Im Gegenteil. Als 2016 Nato-Truppen im Baltikum übten, schimpfte er gegen «lautes Säbelrasseln und Kriegsgeheul», das die Lage nur weiter anheize. Er meinte damit die Nato – nicht Russland, vor dem die Balten, Ukrainerinnen oder Polen sich schon damals fürchteten. Nord Stream 2, nach der Annexion der Krim 2015 beschlossen und von seinen sozialdemokratischen Freunden «Gerdprom» Schröder und Sigmar Gabriel vorangetrieben, nannte Steinmeier noch vor einem Jahr die «fast letzte Brücke» zu Russland, die dem Westen geblieben sei.

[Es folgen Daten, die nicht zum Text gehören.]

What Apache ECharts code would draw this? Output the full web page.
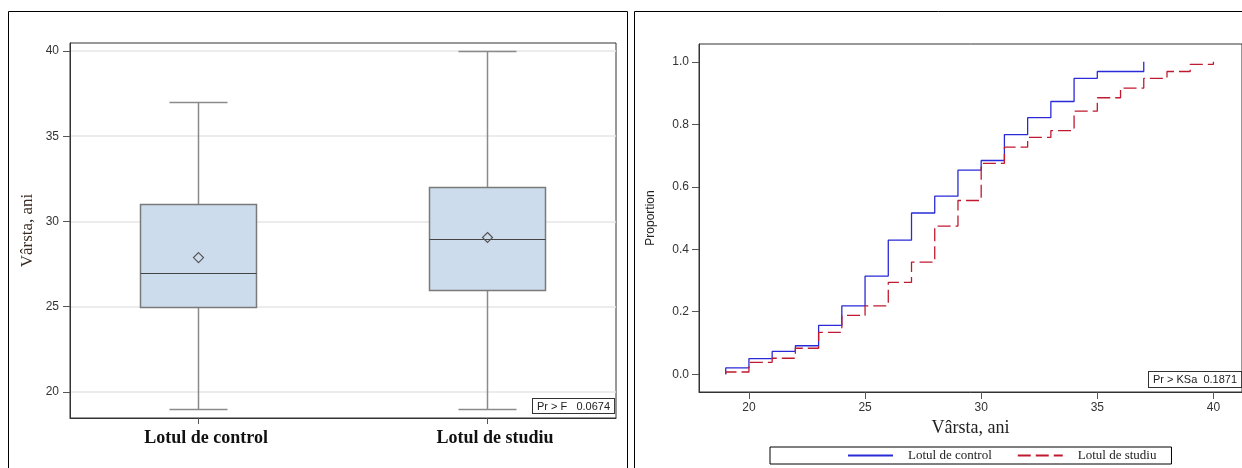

Gerade Deutschland, das ab 1941 einen Vernichtungskrieg gegen die Sowjetunion geführt habe, müsse eben stets das gesamte Bild im Auge behalten, so Steinmeier. Melnik, Kiews Botschafter in Berlin, sprach danach von einem «Doppelschlag ins Gesicht» seines Landes. Nicht nur negiere Steinmeier den antiukrainischen Charakter des Nord-Stream-Projekts, er missachte auch Millionen von ukrainischen und weissrussischen Opfern der Deutschen im Zweiten Weltkrieg.

In der Ukraine seit 2014 verhasst

Am Wochenende warf Melnik Steinmeier zudem vor, er habe ein «Spinnennetz von Kontakten» zu Russland geknüpft, das auch die aktuelle Regierung präge. Er meinte damit nicht nur einflussreiche «Putin-Versteher» und Wirtschaftslobbyisten in den Reihen der SPD, sondern etwa auch Jens Plötner und Andreas Michaelis, die aussenpolitischen Berater von Kanzler Scholz und Aussenministerin Annalena Baerbock.

Das Misstrauen der Ukrainer gegen Steinmeier wiederum reicht weit zurück. Als 2014 Hunderttausende auf dem Kiewer Maidan gegen Wiktor Janukowitsch demonstrierten, schlug Steinmeier einen Kompromiss vor, der die Putin-Marionette noch für ein Jahr an der Macht gelassen hätte. Seither war der Deutsche vielen im Land verhasst. Auch bei der Verhandlung des Minsker Waffenstillstandes im Jahr darauf arbeitete Steinmeier aus ukrainischer Sicht nur darauf hin, Kiew zu Zugeständnissen zu nötigen, die weder mehrheitsfähig noch umsetzbar waren.

Die Aufarbeitung der gescheiterten deutschen Russlandpolitik beginnt erst. Nachdem Steinmeier begonnen hat, sich zu erklären, und Putin-Freund Schröder weiter schweigt, werden sich die Blicke als Nächstes auf Merkel richten. Auch sie wird in den nächsten Wochen viele Fragen zu beantworten haben.